Wash your hands and any exposed skin after you finish. Change your clothes before sitting on furniture or handling food. If you’re using a backpack sprayer, wear the long sleeves for a practical reason beyond skin contact: a leaking seal or loose connection can drip solution down your back without you noticing.
Protecting Water and Desirable Plants
Keep glyphosate away from ponds, streams, and drainage ditches. While product labels vary, maintaining a buffer of at least 25 feet from any water source is a baseline precaution. Don’t spray on slopes where rain could carry the solution downhill into waterways, and avoid application if heavy rain is in the forecast.
Glyphosate kills virtually any green plant it contacts, so overspray on your lawn, garden beds, or ornamental shrubs will cause damage. There is no selectivity. If you’re spraying weeds in a flower bed, use a targeted approach: a handheld spray bottle, a wick applicator, or even a paintbrush dipped in solution and wiped directly on the weed’s leaves.
When You Can Replant After Spraying
Because glyphosate binds to soil particles and has no residual herbicidal activity, you can technically plant seeds the same day you spray. The herbicide won’t affect new seedlings emerging in treated soil.
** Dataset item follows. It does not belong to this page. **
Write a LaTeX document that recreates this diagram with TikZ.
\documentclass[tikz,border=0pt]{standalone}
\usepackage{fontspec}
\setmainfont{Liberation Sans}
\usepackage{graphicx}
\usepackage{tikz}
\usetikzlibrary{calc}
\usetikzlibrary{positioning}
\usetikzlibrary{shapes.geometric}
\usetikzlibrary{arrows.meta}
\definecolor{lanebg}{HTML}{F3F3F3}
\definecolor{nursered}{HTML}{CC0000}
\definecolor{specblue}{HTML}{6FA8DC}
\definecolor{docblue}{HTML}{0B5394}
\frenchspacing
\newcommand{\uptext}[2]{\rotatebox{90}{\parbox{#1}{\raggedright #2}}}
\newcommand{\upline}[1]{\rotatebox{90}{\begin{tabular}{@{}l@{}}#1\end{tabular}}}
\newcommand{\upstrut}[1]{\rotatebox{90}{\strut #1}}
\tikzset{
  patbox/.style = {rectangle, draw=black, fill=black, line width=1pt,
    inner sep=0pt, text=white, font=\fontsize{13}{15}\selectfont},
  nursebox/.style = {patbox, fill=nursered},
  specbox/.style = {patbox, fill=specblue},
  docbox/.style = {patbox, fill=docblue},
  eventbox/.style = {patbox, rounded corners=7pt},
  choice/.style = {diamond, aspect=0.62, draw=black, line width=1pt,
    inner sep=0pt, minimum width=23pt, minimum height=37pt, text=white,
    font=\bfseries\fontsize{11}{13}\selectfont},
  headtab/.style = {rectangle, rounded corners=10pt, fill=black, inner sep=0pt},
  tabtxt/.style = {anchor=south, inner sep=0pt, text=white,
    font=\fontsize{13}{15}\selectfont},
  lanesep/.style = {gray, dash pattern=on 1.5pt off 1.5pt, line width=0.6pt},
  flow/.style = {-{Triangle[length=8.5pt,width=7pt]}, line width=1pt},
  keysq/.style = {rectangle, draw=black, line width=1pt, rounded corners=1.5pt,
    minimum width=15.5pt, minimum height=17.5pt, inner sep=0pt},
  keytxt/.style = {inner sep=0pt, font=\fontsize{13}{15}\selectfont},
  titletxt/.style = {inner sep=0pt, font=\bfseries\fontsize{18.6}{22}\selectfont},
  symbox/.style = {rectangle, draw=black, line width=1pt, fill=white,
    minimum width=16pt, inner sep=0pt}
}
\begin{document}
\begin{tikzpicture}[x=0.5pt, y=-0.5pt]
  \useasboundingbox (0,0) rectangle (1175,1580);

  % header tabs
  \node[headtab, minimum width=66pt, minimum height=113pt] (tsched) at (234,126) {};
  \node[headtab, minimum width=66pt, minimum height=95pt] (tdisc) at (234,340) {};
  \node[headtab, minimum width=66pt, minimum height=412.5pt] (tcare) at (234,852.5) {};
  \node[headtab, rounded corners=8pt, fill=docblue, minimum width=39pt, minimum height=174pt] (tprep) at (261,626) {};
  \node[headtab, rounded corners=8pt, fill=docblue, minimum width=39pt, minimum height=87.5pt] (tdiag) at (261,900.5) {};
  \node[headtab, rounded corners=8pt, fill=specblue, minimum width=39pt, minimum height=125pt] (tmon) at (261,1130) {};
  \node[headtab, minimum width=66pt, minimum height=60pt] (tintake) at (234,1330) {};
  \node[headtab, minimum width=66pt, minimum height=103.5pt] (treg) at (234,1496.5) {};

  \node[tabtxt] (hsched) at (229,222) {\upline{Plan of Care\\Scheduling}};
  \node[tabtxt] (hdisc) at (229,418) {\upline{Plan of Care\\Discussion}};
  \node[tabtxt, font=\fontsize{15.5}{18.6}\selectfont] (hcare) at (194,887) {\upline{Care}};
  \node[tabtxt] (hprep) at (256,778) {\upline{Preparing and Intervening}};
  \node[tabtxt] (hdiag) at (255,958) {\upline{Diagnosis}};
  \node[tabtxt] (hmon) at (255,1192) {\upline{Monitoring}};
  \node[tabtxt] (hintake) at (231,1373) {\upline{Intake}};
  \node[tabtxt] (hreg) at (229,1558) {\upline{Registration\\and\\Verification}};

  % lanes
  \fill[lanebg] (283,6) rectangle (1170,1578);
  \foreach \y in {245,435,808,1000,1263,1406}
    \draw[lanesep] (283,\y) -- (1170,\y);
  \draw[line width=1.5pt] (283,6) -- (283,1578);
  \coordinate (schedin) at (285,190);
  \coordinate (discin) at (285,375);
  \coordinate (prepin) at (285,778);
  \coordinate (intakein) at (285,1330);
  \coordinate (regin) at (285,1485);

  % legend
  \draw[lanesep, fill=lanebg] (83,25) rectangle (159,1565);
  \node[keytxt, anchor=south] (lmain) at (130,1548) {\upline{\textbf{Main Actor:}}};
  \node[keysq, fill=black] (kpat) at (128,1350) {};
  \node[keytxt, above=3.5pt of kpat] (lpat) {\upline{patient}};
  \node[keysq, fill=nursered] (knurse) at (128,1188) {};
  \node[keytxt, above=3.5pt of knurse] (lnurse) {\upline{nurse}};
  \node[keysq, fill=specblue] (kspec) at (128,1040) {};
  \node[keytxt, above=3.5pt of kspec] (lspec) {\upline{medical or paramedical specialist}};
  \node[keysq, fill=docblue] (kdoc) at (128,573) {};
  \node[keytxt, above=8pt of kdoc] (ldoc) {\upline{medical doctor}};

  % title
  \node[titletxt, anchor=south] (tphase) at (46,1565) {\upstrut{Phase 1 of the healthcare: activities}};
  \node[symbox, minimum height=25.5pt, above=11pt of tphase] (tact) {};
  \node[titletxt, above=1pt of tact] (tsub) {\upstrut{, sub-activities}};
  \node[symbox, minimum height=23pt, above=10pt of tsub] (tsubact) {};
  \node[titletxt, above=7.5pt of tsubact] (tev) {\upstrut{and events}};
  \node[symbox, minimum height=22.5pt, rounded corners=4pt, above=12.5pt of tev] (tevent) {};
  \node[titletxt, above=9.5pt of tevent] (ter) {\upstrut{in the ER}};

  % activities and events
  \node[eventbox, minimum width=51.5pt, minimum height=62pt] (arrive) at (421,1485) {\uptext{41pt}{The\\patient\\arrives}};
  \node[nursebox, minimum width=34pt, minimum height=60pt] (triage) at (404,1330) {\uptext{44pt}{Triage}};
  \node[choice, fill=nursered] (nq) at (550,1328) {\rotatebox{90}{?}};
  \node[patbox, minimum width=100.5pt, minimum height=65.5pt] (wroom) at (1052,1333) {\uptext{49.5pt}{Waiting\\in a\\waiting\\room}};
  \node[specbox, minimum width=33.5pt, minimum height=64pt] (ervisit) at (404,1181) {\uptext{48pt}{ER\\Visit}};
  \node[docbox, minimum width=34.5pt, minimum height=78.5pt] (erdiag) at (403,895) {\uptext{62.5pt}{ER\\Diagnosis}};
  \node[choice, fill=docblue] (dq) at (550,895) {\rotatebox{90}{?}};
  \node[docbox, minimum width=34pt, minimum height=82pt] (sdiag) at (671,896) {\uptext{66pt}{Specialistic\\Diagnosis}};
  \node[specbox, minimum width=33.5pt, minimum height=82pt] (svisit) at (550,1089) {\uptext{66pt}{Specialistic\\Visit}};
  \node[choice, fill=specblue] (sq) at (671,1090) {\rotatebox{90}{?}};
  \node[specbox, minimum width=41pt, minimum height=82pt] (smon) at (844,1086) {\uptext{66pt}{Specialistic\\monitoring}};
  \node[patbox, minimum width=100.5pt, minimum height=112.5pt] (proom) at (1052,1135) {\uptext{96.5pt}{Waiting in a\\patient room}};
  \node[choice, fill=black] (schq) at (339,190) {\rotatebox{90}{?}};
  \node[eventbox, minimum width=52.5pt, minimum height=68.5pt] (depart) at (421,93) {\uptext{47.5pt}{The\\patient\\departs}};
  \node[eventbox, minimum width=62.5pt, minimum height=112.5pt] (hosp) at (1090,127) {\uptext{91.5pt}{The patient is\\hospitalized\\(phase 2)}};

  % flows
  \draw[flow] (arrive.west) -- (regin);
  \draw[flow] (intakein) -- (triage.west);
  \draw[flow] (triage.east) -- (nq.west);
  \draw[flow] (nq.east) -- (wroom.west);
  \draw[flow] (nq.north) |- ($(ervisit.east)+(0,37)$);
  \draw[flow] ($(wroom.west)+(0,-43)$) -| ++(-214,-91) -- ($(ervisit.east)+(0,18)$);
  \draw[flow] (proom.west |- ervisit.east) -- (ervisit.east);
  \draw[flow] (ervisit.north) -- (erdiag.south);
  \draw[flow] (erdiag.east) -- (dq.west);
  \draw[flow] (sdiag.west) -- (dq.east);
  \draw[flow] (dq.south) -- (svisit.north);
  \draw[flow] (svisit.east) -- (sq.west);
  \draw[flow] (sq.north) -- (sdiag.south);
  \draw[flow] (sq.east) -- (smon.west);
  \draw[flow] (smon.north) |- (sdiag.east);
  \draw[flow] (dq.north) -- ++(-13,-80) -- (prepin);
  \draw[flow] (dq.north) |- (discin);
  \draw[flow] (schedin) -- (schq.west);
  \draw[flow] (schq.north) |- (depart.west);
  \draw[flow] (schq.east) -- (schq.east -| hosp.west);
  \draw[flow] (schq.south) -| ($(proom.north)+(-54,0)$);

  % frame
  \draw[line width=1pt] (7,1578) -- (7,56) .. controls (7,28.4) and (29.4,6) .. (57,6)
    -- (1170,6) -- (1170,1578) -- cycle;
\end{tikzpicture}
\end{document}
However, if you’re killing perennial weeds with underground runners or rhizomes (like bermudagrass or quackgrass), wait at least 7 days before disturbing the soil by raking, tilling, or aerating. This gives the glyphosate time to fully translocate to those distant root structures. Disturbing the soil too soon can sever the runners before the herbicide reaches them, leaving pieces alive to regrow.
One important exception: some glyphosate products marketed for driveways and patios contain a pre-emergent herbicide blended in for extended weed prevention. These formulations will kill seedlings and prevent germination for weeks or months. If you plan to replant the area, check your product label carefully and avoid any formulation that advertises “extended control” or “season-long” weed prevention.